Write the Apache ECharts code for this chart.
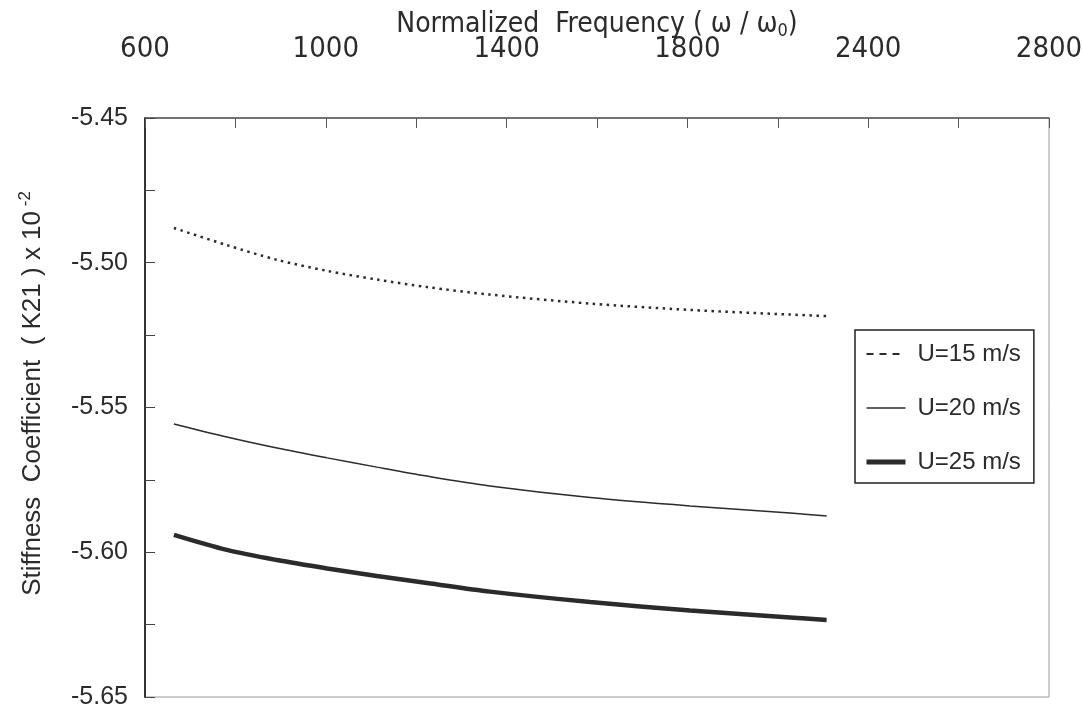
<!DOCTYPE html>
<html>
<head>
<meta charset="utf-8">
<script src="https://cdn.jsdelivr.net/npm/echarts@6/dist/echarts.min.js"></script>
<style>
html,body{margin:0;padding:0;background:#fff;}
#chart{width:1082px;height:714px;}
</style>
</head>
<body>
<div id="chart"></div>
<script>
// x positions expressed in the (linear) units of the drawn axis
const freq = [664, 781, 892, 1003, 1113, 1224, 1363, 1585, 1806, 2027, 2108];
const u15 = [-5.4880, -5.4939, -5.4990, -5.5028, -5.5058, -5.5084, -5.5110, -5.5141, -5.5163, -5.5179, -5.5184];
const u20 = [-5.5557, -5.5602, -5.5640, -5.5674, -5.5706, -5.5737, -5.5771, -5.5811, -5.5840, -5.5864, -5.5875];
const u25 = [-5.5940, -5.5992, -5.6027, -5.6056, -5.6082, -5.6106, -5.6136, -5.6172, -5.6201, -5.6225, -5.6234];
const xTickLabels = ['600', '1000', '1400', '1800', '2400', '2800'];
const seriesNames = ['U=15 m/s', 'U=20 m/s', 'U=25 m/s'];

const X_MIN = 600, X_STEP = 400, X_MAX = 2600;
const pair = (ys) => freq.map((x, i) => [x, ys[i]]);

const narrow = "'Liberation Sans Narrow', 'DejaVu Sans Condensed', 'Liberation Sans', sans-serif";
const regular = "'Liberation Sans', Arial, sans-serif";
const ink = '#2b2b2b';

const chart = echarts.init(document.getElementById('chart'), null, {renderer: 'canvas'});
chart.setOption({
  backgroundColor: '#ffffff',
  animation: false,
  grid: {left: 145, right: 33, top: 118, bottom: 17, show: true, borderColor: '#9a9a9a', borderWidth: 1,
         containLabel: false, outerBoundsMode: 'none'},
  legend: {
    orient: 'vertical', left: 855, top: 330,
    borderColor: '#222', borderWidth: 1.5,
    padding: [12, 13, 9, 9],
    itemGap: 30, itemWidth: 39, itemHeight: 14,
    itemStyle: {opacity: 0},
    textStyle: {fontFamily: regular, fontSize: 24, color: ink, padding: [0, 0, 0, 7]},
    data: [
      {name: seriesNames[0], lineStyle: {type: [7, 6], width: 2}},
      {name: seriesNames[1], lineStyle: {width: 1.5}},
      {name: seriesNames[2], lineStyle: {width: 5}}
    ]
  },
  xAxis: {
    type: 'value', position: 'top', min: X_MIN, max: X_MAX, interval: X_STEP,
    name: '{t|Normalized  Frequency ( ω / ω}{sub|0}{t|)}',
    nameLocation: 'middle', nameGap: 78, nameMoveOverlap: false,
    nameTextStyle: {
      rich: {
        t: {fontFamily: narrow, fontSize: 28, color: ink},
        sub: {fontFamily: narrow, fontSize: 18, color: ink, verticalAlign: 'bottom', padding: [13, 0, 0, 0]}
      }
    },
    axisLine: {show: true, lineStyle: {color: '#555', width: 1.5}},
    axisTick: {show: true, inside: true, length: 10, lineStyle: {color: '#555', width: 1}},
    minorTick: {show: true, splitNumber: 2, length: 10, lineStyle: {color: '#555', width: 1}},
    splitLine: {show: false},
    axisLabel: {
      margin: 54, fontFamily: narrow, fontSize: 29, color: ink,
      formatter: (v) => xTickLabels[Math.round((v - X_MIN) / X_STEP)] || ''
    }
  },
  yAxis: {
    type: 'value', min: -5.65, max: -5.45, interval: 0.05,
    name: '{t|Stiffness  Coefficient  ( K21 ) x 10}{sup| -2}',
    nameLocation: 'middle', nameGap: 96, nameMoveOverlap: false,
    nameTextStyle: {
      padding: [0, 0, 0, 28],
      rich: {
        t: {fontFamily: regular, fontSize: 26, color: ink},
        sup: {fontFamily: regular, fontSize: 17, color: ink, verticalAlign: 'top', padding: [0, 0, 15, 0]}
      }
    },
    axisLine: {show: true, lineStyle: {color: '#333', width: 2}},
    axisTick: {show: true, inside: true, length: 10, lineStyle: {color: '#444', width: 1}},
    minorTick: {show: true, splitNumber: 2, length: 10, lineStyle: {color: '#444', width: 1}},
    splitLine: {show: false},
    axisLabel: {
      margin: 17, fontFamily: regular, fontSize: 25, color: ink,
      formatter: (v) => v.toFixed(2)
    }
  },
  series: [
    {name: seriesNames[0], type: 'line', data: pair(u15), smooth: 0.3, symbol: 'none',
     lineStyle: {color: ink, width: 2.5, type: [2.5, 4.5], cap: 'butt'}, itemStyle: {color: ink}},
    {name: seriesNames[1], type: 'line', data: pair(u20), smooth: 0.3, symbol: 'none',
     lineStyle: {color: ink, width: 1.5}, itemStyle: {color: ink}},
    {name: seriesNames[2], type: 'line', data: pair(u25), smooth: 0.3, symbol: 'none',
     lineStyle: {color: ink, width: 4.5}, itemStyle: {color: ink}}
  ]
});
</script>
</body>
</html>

□ □ □ □

_Set exercise_. Copy the whole listing above word for word but do not carry over the pictures.

_Solution for this problem_.
Write the Apache ECharts code for this chart.
<!DOCTYPE html>
<html>
<head>
<meta charset="utf-8">
<script src="https://cdn.jsdelivr.net/npm/echarts@6/dist/echarts.min.js"></script>
<style>
html,body{margin:0;padding:0;background:#fff;}
#chart{width:1082px;height:714px;}
</style>
</head>
<body>
<div id="chart"></div>
<script>
// x positions expressed in the (linear) units of the drawn axis
const freq = [664, 781, 892, 1003, 1113, 1224, 1363, 1585, 1806, 2027, 2108];
const u15 = [-5.4880, -5.4939, -5.4990, -5.5028, -5.5058, -5.5084, -5.5110, -5.5141, -5.5163, -5.5179, -5.5184];
const u20 = [-5.5557, -5.5602, -5.5640, -5.5674, -5.5706, -5.5737, -5.5771, -5.5811, -5.5840, -5.5864, -5.5875];
const u25 = [-5.5940, -5.5992, -5.6027, -5.6056, -5.6082, -5.6106, -5.6136, -5.6172, -5.6201, -5.6225, -5.6234];
const xTickLabels = ['600', '1000', '1400', '1800', '2400', '2800'];
const seriesNames = ['U=15 m/s', 'U=20 m/s', 'U=25 m/s'];

const X_MIN = 600, X_STEP = 400, X_MAX = 2600;
const pair = (ys) => freq.map((x, i) => [x, ys[i]]);

const narrow = "'Liberation Sans Narrow', 'DejaVu Sans Condensed', 'Liberation Sans', sans-serif";
const regular = "'Liberation Sans', Arial, sans-serif";
const ink = '#2b2b2b';

const chart = echarts.init(document.getElementById('chart'), null, {renderer: 'canvas'});
chart.setOption({
  backgroundColor: '#ffffff',
  animation: false,
  grid: {left: 145, right: 33, top: 118, bottom: 17, show: true, borderColor: '#9a9a9a', borderWidth: 1,
         containLabel: false, outerBoundsMode: 'none'},
  legend: {
    orient: 'vertical', left: 855, top: 330,
    borderColor: '#222', borderWidth: 1.5,
    padding: [12, 13, 9, 9],
    itemGap: 30, itemWidth: 39, itemHeight: 14,
    itemStyle: {opacity: 0},
    textStyle: {fontFamily: regular, fontSize: 24, color: ink, padding: [0, 0, 0, 7]},
    data: [
      {name: seriesNames[0], lineStyle: {type: [7, 6], width: 2}},
      {name: seriesNames[1], lineStyle: {width: 1.5}},
      {name: seriesNames[2], lineStyle: {width: 5}}
    ]
  },
  xAxis: {
    type: 'value', position: 'top', min: X_MIN, max: X_MAX, interval: X_STEP,
    name: '{t|Normalized  Frequency ( ω / ω}{sub|0}{t|)}',
    nameLocation: 'middle', nameGap: 78, nameMoveOverlap: false,
    nameTextStyle: {
      rich: {
        t: {fontFamily: narrow, fontSize: 28, color: ink},
        sub: {fontFamily: narrow, fontSize: 18, color: ink, verticalAlign: 'bottom', padding: [13, 0, 0, 0]}
      }
    },
    axisLine: {show: true, lineStyle: {color: '#555', width: 1.5}},
    axisTick: {show: true, inside: true, length: 10, lineStyle: {color: '#555', width: 1}},
    minorTick: {show: true, splitNumber: 2, length: 10, lineStyle: {color: '#555', width: 1}},
    splitLine: {show: false},
    axisLabel: {
      margin: 54, fontFamily: narrow, fontSize: 29, color: ink,
      formatter: (v) => xTickLabels[Math.round((v - X_MIN) / X_STEP)] || ''
    }
  },
  yAxis: {
    type: 'value', min: -5.65, max: -5.45, interval: 0.05,
    name: '{t|Stiffness  Coefficient  ( K21 ) x 10}{sup| -2}',
    nameLocation: 'middle', nameGap: 96, nameMoveOverlap: false,
    nameTextStyle: {
      padding: [0, 0, 0, 28],
      rich: {
        t: {fontFamily: regular, fontSize: 26, color: ink},
        sup: {fontFamily: regular, fontSize: 17, color: ink, verticalAlign: 'top', padding: [0, 0, 15, 0]}
      }
    },
    axisLine: {show: true, lineStyle: {color: '#333', width: 2}},
    axisTick: {show: true, inside: true, length: 10, lineStyle: {color: '#444', width: 1}},
    minorTick: {show: true, splitNumber: 2, length: 10, lineStyle: {color: '#444', width: 1}},
    splitLine: {show: false},
    axisLabel: {
      margin: 17, fontFamily: regular, fontSize: 25, color: ink,
      formatter: (v) => v.toFixed(2)
    }
  },
  series: [
    {name: seriesNames[0], type: 'line', data: pair(u15), smooth: 0.3, symbol: 'none',
     lineStyle: {color: ink, width: 2.5, type: [2.5, 4.5], cap: 'butt'}, itemStyle: {color: ink}},
    {name: seriesNames[1], type: 'line', data: pair(u20), smooth: 0.3, symbol: 'none',
     lineStyle: {color: ink, width: 1.5}, itemStyle: {color: ink}},
    {name: seriesNames[2], type: 'line', data: pair(u25), smooth: 0.3, symbol: 'none',
     lineStyle: {color: ink, width: 4.5}, itemStyle: {color: ink}}
  ]
});
</script>
</body>
</html>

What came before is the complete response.